EXERCISE:
Each line of the listing must be transcribed exactly, except for the images, which should be excluded.

RAW DATA:

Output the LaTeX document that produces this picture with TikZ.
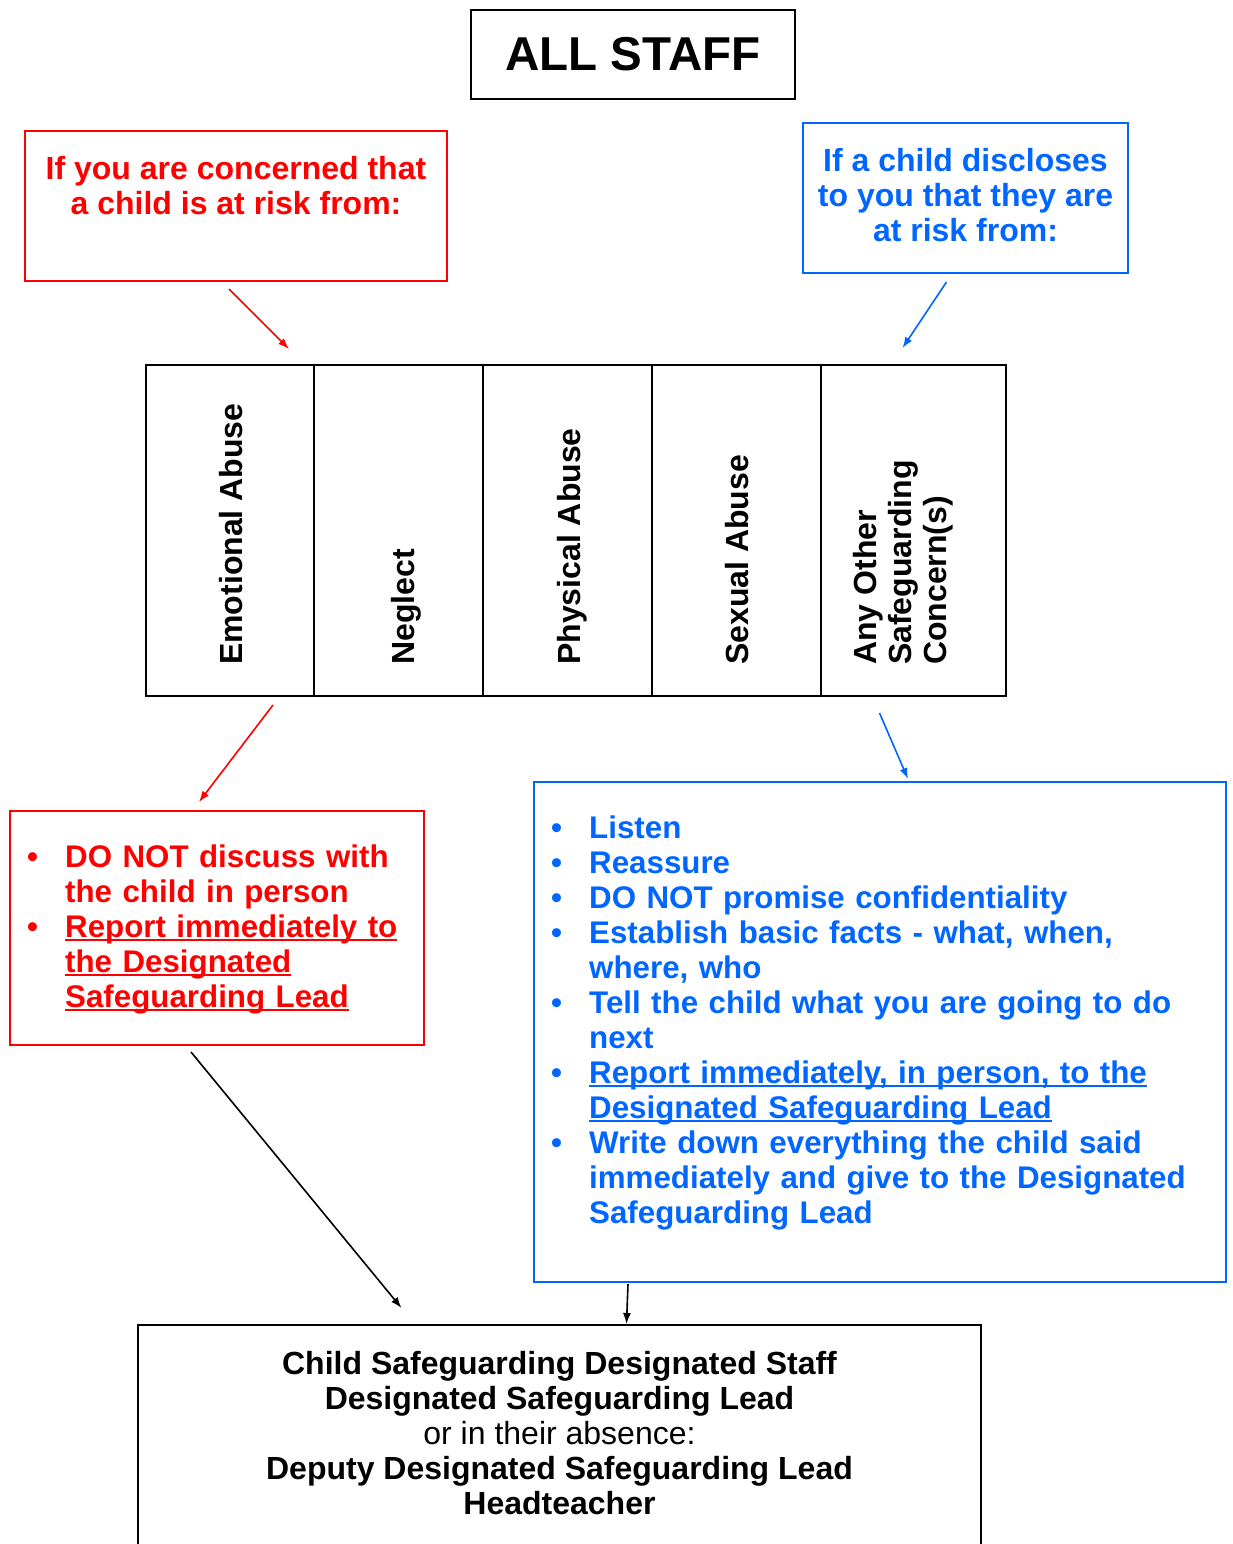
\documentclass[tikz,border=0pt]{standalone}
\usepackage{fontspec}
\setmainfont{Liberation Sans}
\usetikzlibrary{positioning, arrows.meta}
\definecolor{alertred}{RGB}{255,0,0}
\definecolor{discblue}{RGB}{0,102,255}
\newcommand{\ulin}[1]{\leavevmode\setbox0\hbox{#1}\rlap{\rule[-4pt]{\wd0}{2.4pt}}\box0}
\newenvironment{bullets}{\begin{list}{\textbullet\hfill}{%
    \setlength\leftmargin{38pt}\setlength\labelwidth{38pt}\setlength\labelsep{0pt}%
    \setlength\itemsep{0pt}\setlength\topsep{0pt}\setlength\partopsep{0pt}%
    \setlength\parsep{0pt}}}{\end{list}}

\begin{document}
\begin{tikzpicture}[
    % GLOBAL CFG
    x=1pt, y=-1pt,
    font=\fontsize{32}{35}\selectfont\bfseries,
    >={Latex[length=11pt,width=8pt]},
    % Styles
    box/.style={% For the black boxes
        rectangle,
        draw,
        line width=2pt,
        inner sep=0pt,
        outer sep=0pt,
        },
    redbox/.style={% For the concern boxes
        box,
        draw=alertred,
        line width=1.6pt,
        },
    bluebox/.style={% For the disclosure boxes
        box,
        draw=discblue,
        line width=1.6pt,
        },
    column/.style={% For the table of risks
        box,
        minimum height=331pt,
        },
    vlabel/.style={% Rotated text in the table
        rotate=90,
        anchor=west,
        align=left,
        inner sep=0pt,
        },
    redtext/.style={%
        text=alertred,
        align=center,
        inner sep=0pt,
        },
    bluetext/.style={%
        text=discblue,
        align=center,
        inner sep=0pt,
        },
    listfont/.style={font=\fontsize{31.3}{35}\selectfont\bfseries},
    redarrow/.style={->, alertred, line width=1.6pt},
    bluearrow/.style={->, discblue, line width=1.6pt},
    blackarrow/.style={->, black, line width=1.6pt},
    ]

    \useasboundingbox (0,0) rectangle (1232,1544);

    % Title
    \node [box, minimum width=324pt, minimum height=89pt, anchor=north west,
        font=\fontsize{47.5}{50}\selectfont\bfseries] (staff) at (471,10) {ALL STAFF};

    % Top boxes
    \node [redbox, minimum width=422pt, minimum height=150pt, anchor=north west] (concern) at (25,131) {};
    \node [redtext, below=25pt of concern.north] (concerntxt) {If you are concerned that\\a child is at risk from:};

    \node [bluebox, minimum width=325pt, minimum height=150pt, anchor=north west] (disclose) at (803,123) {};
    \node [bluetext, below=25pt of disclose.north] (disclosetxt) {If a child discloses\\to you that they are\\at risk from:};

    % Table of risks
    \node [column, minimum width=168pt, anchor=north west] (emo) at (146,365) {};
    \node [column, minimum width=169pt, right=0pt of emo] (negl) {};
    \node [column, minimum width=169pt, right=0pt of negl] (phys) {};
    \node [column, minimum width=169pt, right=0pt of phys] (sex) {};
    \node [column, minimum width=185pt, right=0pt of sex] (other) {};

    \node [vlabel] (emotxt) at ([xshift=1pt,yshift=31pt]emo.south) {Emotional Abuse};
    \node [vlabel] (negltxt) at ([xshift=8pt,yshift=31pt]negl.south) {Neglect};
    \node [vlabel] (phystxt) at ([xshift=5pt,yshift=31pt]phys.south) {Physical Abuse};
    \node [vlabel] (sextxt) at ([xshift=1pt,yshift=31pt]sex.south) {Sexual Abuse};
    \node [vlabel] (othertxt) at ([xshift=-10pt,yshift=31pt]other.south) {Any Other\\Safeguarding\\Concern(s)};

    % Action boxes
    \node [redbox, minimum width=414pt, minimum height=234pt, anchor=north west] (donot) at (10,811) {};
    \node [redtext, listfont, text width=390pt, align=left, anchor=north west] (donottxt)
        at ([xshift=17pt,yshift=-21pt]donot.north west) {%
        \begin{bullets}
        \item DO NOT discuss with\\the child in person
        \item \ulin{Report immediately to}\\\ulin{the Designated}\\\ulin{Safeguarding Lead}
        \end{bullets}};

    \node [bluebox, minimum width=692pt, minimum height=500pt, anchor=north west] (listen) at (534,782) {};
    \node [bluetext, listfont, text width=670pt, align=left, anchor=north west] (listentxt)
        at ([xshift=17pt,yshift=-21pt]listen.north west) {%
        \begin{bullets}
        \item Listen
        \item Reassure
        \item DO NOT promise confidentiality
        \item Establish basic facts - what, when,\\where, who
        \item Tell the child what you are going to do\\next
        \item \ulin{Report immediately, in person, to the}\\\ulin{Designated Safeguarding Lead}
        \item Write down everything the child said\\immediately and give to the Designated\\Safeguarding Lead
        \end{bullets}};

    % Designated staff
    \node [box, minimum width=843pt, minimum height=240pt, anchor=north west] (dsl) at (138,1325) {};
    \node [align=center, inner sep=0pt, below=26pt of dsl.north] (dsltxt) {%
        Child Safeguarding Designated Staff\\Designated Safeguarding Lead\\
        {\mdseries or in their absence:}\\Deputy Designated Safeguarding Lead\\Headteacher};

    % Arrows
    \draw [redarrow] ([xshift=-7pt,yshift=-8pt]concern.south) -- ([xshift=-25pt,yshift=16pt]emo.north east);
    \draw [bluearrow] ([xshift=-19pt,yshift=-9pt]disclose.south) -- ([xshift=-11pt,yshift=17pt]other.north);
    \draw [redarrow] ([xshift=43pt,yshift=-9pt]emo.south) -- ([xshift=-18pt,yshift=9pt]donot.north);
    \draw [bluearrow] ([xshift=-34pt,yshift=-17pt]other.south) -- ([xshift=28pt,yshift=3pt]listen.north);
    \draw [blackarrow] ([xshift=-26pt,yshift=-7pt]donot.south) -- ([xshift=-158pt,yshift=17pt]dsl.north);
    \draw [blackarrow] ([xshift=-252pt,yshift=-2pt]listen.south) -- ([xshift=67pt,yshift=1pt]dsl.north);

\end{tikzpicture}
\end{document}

THE SOLUTION:
Output the LaTeX document that produces this picture with TikZ.
\documentclass[tikz,border=0pt]{standalone}
\usepackage{fontspec}
\setmainfont{Liberation Sans}
\usetikzlibrary{positioning, arrows.meta}
\definecolor{alertred}{RGB}{255,0,0}
\definecolor{discblue}{RGB}{0,102,255}
\newcommand{\ulin}[1]{\leavevmode\setbox0\hbox{#1}\rlap{\rule[-4pt]{\wd0}{2.4pt}}\box0}
\newenvironment{bullets}{\begin{list}{\textbullet\hfill}{%
    \setlength\leftmargin{38pt}\setlength\labelwidth{38pt}\setlength\labelsep{0pt}%
    \setlength\itemsep{0pt}\setlength\topsep{0pt}\setlength\partopsep{0pt}%
    \setlength\parsep{0pt}}}{\end{list}}

\begin{document}
\begin{tikzpicture}[
    % GLOBAL CFG
    x=1pt, y=-1pt,
    font=\fontsize{32}{35}\selectfont\bfseries,
    >={Latex[length=11pt,width=8pt]},
    % Styles
    box/.style={% For the black boxes
        rectangle,
        draw,
        line width=2pt,
        inner sep=0pt,
        outer sep=0pt,
        },
    redbox/.style={% For the concern boxes
        box,
        draw=alertred,
        line width=1.6pt,
        },
    bluebox/.style={% For the disclosure boxes
        box,
        draw=discblue,
        line width=1.6pt,
        },
    column/.style={% For the table of risks
        box,
        minimum height=331pt,
        },
    vlabel/.style={% Rotated text in the table
        rotate=90,
        anchor=west,
        align=left,
        inner sep=0pt,
        },
    redtext/.style={%
        text=alertred,
        align=center,
        inner sep=0pt,
        },
    bluetext/.style={%
        text=discblue,
        align=center,
        inner sep=0pt,
        },
    listfont/.style={font=\fontsize{31.3}{35}\selectfont\bfseries},
    redarrow/.style={->, alertred, line width=1.6pt},
    bluearrow/.style={->, discblue, line width=1.6pt},
    blackarrow/.style={->, black, line width=1.6pt},
    ]

    \useasboundingbox (0,0) rectangle (1232,1544);

    % Title
    \node [box, minimum width=324pt, minimum height=89pt, anchor=north west,
        font=\fontsize{47.5}{50}\selectfont\bfseries] (staff) at (471,10) {ALL STAFF};

    % Top boxes
    \node [redbox, minimum width=422pt, minimum height=150pt, anchor=north west] (concern) at (25,131) {};
    \node [redtext, below=25pt of concern.north] (concerntxt) {If you are concerned that\\a child is at risk from:};

    \node [bluebox, minimum width=325pt, minimum height=150pt, anchor=north west] (disclose) at (803,123) {};
    \node [bluetext, below=25pt of disclose.north] (disclosetxt) {If a child discloses\\to you that they are\\at risk from:};

    % Table of risks
    \node [column, minimum width=168pt, anchor=north west] (emo) at (146,365) {};
    \node [column, minimum width=169pt, right=0pt of emo] (negl) {};
    \node [column, minimum width=169pt, right=0pt of negl] (phys) {};
    \node [column, minimum width=169pt, right=0pt of phys] (sex) {};
    \node [column, minimum width=185pt, right=0pt of sex] (other) {};

    \node [vlabel] (emotxt) at ([xshift=1pt,yshift=31pt]emo.south) {Emotional Abuse};
    \node [vlabel] (negltxt) at ([xshift=8pt,yshift=31pt]negl.south) {Neglect};
    \node [vlabel] (phystxt) at ([xshift=5pt,yshift=31pt]phys.south) {Physical Abuse};
    \node [vlabel] (sextxt) at ([xshift=1pt,yshift=31pt]sex.south) {Sexual Abuse};
    \node [vlabel] (othertxt) at ([xshift=-10pt,yshift=31pt]other.south) {Any Other\\Safeguarding\\Concern(s)};

    % Action boxes
    \node [redbox, minimum width=414pt, minimum height=234pt, anchor=north west] (donot) at (10,811) {};
    \node [redtext, listfont, text width=390pt, align=left, anchor=north west] (donottxt)
        at ([xshift=17pt,yshift=-21pt]donot.north west) {%
        \begin{bullets}
        \item DO NOT discuss with\\the child in person
        \item \ulin{Report immediately to}\\\ulin{the Designated}\\\ulin{Safeguarding Lead}
        \end{bullets}};

    \node [bluebox, minimum width=692pt, minimum height=500pt, anchor=north west] (listen) at (534,782) {};
    \node [bluetext, listfont, text width=670pt, align=left, anchor=north west] (listentxt)
        at ([xshift=17pt,yshift=-21pt]listen.north west) {%
        \begin{bullets}
        \item Listen
        \item Reassure
        \item DO NOT promise confidentiality
        \item Establish basic facts - what, when,\\where, who
        \item Tell the child what you are going to do\\next
        \item \ulin{Report immediately, in person, to the}\\\ulin{Designated Safeguarding Lead}
        \item Write down everything the child said\\immediately and give to the Designated\\Safeguarding Lead
        \end{bullets}};

    % Designated staff
    \node [box, minimum width=843pt, minimum height=240pt, anchor=north west] (dsl) at (138,1325) {};
    \node [align=center, inner sep=0pt, below=26pt of dsl.north] (dsltxt) {%
        Child Safeguarding Designated Staff\\Designated Safeguarding Lead\\
        {\mdseries or in their absence:}\\Deputy Designated Safeguarding Lead\\Headteacher};

    % Arrows
    \draw [redarrow] ([xshift=-7pt,yshift=-8pt]concern.south) -- ([xshift=-25pt,yshift=16pt]emo.north east);
    \draw [bluearrow] ([xshift=-19pt,yshift=-9pt]disclose.south) -- ([xshift=-11pt,yshift=17pt]other.north);
    \draw [redarrow] ([xshift=43pt,yshift=-9pt]emo.south) -- ([xshift=-18pt,yshift=9pt]donot.north);
    \draw [bluearrow] ([xshift=-34pt,yshift=-17pt]other.south) -- ([xshift=28pt,yshift=3pt]listen.north);
    \draw [blackarrow] ([xshift=-26pt,yshift=-7pt]donot.south) -- ([xshift=-158pt,yshift=17pt]dsl.north);
    \draw [blackarrow] ([xshift=-252pt,yshift=-2pt]listen.south) -- ([xshift=67pt,yshift=1pt]dsl.north);

\end{tikzpicture}
\end{document}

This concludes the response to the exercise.